LEAD is another USAID program implemented by PADF that provides matching 1:1 grants of between $50,000-$200,000 to qualifying small and medium enterprises in Haiti. It's a four year, $12 million program, that continues through June 2015. So far four companies have received LEAD grants.

"We have all kind of mechanisms in place to help the Diaspora to move along," said the USAID official.

IFC, a member of the World Bank, is another active organization in Haiti that focuses on catalyzing the private sector development by providing investments and advisory services. IFC country Director for Haiti and Dominican Republic, Ary Naim, stated:

"We do not have programs that specifically target the Diaspora. However, we are always available to support sustainable investments in Haiti, including those sponsored by people from the Haitian Diaspora. Like for any investment project we are considering, we mostly require the following ingredients: a business case backed by a solid market study, sponsors who have a proven track-record in the proposed area for investment and take risks with their own cash equity, strong development impact, and commitment to the highest governance, environmental and social standards."

IFC has made some significant investments in companies in Haiti such as Sogebank, the industrial park Codevi, and E-power among others.

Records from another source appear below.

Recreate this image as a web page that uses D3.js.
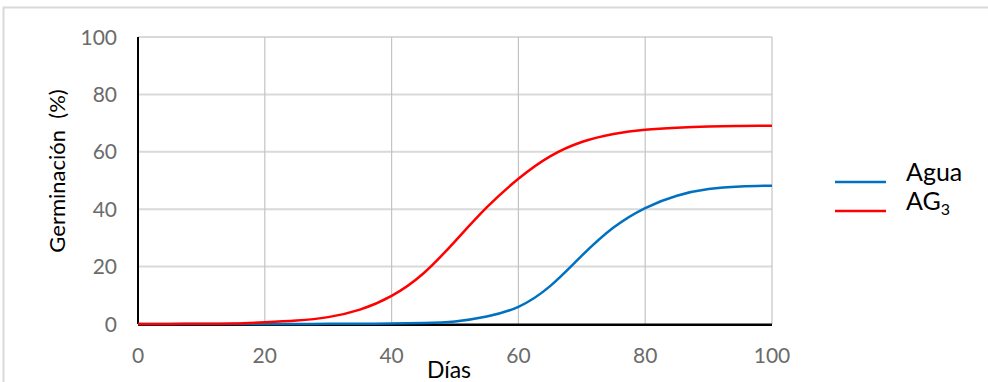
<!DOCTYPE html>
<html>
<head>
<meta charset="utf-8">
<script src="https://cdn.jsdelivr.net/npm/d3@7"></script>
<style>
  html, body { margin: 0; padding: 0; background: #fff; }
  svg { display: block; font-family: Lato, "Open Sans", sans-serif; }
</style>
</head>
<body>
<svg id="chart" width="988" height="382"></svg>
<script>
// Germination over time, days 0–100 every 5 days
const days = [0, 5, 10, 15, 20, 25, 30, 35, 40, 45, 50, 55, 60, 65, 70, 75, 80, 85, 90, 95, 100];
const agua = [0, 0, 0, 0, 0, 0.02, 0.05, 0.1, 0.15, 0.35, 0.9, 2.6, 6.0, 13.2, 23.8, 33.6, 40.4, 44.7, 47.0, 47.9, 48.2];
const ag3  = [0, 0.02, 0.08, 0.2, 0.6, 1.2, 2.4, 5.0, 9.8, 17.6, 28.8, 40.6, 50.6, 58.4, 63.4, 66.2, 67.7, 68.4, 68.8, 69.0, 69.1];
const xTicks = [0, 20, 40, 60, 80, 100];
const yTicks = [0, 20, 40, 60, 80, 100];
const seriesNames = ["Agua", "AG3"];
const seriesColors = ["#0070c0", "#ff0000"];

const svg = d3.select("#chart");

// outer chart frame
svg.append("rect")
  .attr("x", 3.5).attr("y", 7.5)
  .attr("width", 1000).attr("height", 400)
  .attr("fill", "none").attr("stroke", "#d9d9d9").attr("stroke-width", 2);

const x = d3.scaleLinear().domain([0, 100]).range([138, 772]);
const y = d3.scaleLinear().domain([0, 100]).range([324, 37]);

// horizontal gridlines
svg.append("g").selectAll("line").data(yTicks.filter(d => d > 0)).join("line")
  .attr("x1", x(0)).attr("x2", x(100))
  .attr("y1", d => y(d)).attr("y2", d => y(d))
  .attr("stroke", "#d9d9d9").attr("stroke-width", 2);

// vertical gridlines
svg.append("g").selectAll("line").data(xTicks.filter(d => d > 0)).join("line")
  .attr("x1", d => x(d)).attr("x2", d => x(d))
  .attr("y1", y(0)).attr("y2", y(100))
  .attr("stroke", "#c4c4c4").attr("stroke-width", 1.2);

// y tick labels
svg.append("g").selectAll("text").data(yTicks).join("text")
  .attr("x", 117).attr("y", d => y(d) + 7.5)
  .attr("text-anchor", "end")
  .attr("fill", "#6b6b6b").attr("font-size", 21)
  .text(d => d);

// x tick labels
svg.append("g").selectAll("text").data(xTicks).join("text")
  .attr("x", d => x(d)).attr("y", 363)
  .attr("text-anchor", "middle")
  .attr("fill", "#6b6b6b").attr("font-size", 21)
  .text(d => d);

// axis titles
svg.append("text")
  .attr("transform", `translate(65,${171}) rotate(-90)`)
  .attr("text-anchor", "middle")
  .attr("fill", "#000").attr("font-size", 22)
  .attr("xml:space", "preserve")
  .text("Germinación  (%)");

svg.append("text")
  .attr("x", 449).attr("y", 378)
  .attr("text-anchor", "middle")
  .attr("fill", "#000").attr("font-size", 23)
  .text("Días");

// axis lines (drawn beneath the series)
svg.append("line")
  .attr("x1", x(0)).attr("x2", x(100)).attr("y1", y(0) + 0.8).attr("y2", y(0) + 0.8)
  .attr("stroke", "#000").attr("stroke-width", 2.5);
svg.append("line")
  .attr("x1", x(0)).attr("x2", x(0)).attr("y1", y(100)).attr("y2", y(0))
  .attr("stroke", "#000").attr("stroke-width", 2);

// smoothed data lines
const line = d3.line()
  .x((d, i) => x(days[i]))
  .y(d => y(d))
  .curve(d3.curveNatural);

[agua, ag3].forEach((vals, k) => {
  svg.append("path")
    .datum(vals)
    .attr("d", line)
    .attr("fill", "none")
    .attr("stroke", seriesColors[k])
    .attr("stroke-width", 2.5);
});

// legend
const legend = svg.append("g");
const legendY = [182, 211];
seriesNames.forEach((name, k) => {
  legend.append("line")
    .attr("x1", 835).attr("x2", 886)
    .attr("y1", legendY[k]).attr("y2", legendY[k])
    .attr("stroke", seriesColors[k]).attr("stroke-width", 2.5);
  const t = legend.append("text")
    .attr("x", 906).attr("y", legendY[k] - 1)
    .attr("fill", "#000").attr("font-size", 25);
  if (name === "AG3") {
    t.append("tspan").text("AG");
    t.append("tspan").attr("font-size", 16).attr("dy", 5).text("3");
  } else {
    t.text(name);
  }
});
</script>
</body>
</html>
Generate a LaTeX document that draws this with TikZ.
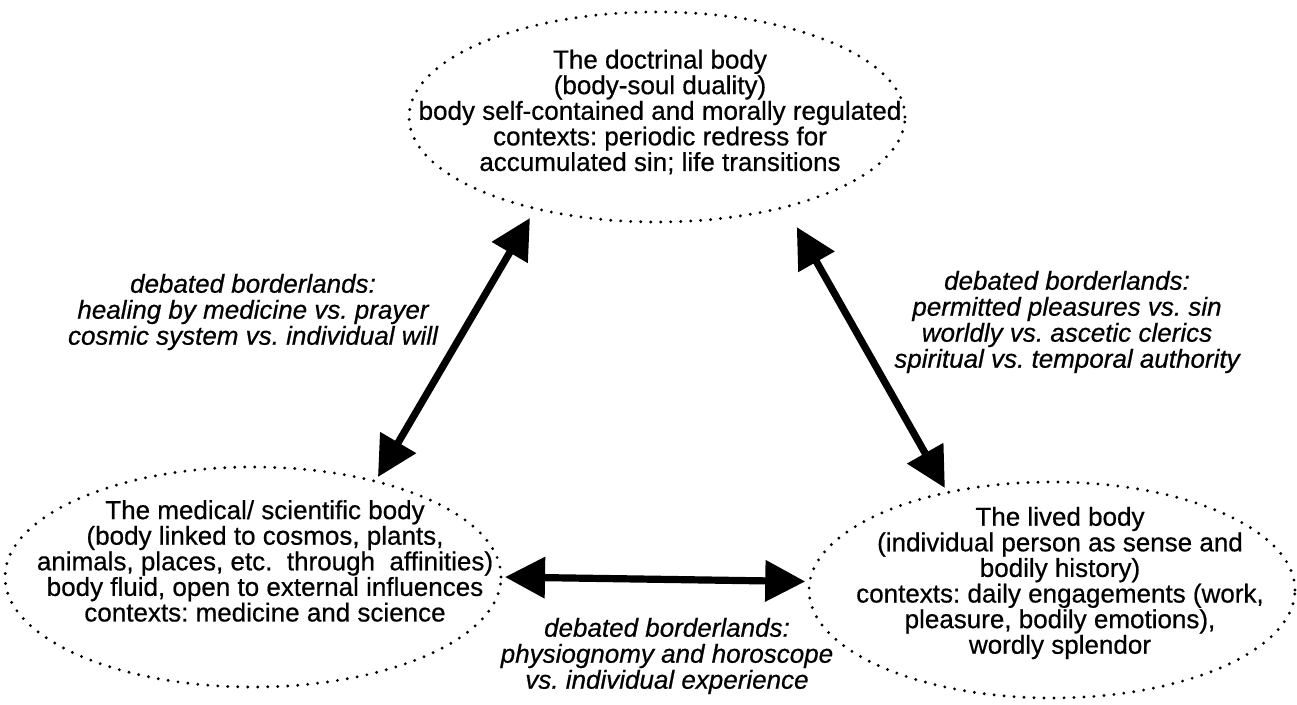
\documentclass[tikz,border=0pt]{standalone}
\usepackage{fontspec}
\setmainfont[FakeBold=0.6,AutoFakeBold=0.6]{Liberation Sans}
\usetikzlibrary{shapes.geometric,arrows.meta}
\frenchspacing
\begin{document}
\begin{tikzpicture}[x=0.5pt,y=-0.5pt,
  body/.style={ellipse, draw, line width=1.6pt, dash pattern=on 0pt off 5pt, line cap=round, inner sep=0pt, outer sep=0pt},
  bodytext/.style={align=center, font=\fontsize{13}{12.8}\selectfont, inner sep=0pt},
  debate/.style={align=center, font=\fontsize{13}{13}\selectfont\itshape, inner sep=0pt},
  biarrow/.style={line width=3.6pt, {Triangle[length=20pt,width=20pt]}-{Triangle[length=20pt,width=20pt]}}]
\useasboundingbox (0,0) rectangle (1297,705);
% ellipses
\node[body, minimum width=248pt, minimum height=105pt] (doc) at (657,117) {};
\node[body, minimum width=248pt, minimum height=110pt] (med) at (253,577) {};
\node[body, minimum width=243pt, minimum height=108pt] (lived) at (1052,590) {};
% texts
\node[bodytext] (doctxt) at (660,112) {The doctrinal body\\(body-soul duality)\\body self-contained and morally regulated\\contexts: periodic redress for\\accumulated sin; life transitions};
\node[bodytext] (medtxt) at (265,561) {The medical/ scientific body\\(body linked to cosmos, plants,\\animals, places, etc.\ \ through\ \ affinities)\\body fluid, open to external influences\\contexts: medicine and science};
\node[bodytext] (livedtxt) at (1060,583) {The lived body\\(individual person as sense and\\bodily history)\\contexts: daily engagements (work,\\pleasure, bodily emotions),\\wordly splendor};
% labels
\node[debate] (lab1) at (253,312) {debated borderlands:\\healing by medicine vs. prayer\\cosmic system vs. individual will};
\node[debate] (lab2) at (1067,322) {debated borderlands:\\permitted pleasures vs. sin\\worldly vs. ascetic clerics\\spiritual vs. temporal authority};
\node[debate] (lab3) at (667,656) {debated borderlands:\\physiognomy and horoscope\\vs. individual experience};
% connectors
\draw[biarrow, shorten <=5.5pt, shorten >=2.5pt] (doc.217) -- (med.38);
\draw[biarrow, shorten <=11.6pt, shorten >=2.6pt] (doc.325.1) -- (lived.137);
\draw[biarrow, shorten <=2pt, shorten >=2.25pt] (med.-0.5) -- (lived.178.3);
\end{tikzpicture}
\end{document}
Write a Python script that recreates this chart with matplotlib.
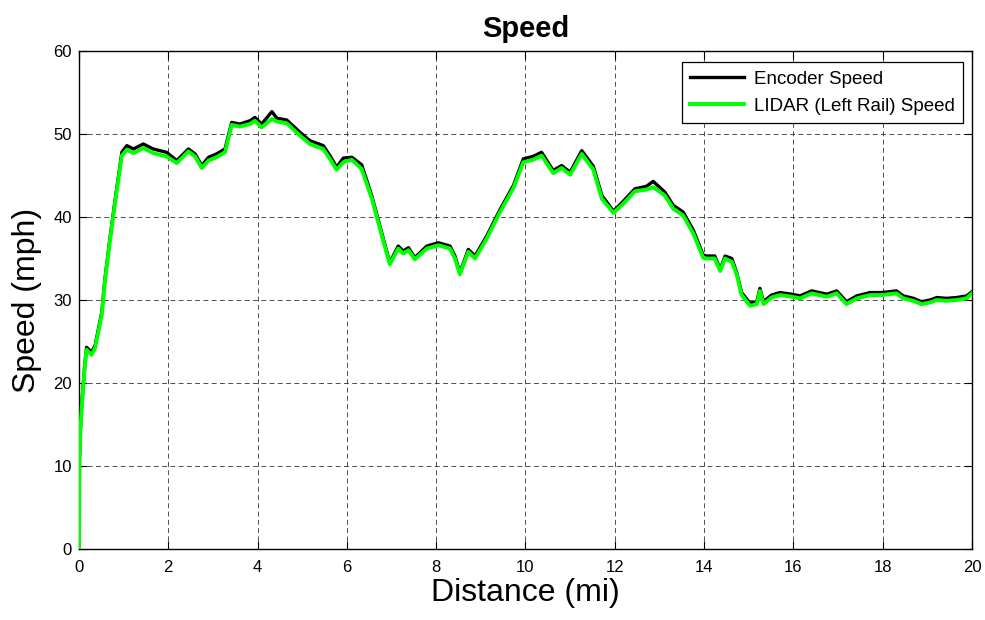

The Haitian Diaspora has expressed its interest to invest in Haiti by participating in investment forums and other conversations around the development of Haiti’s private sector. Some of them have also moved to Haiti and opened businesses there. They are considered as the "Foreign investors" that know the terrain better, that are more atuned to the cultural differences, and are willing to put up with the system gaps and take the extra risks. However, many Diaspora members have expressed the need for a stronger support system in Haiti as they seize opportunities, but also have to face challenges such as limited access to readily available information, bureaucracy, a lack of highly educated workforce, limited access to funding, and underdeveloped infrastructure that adds to operating costs.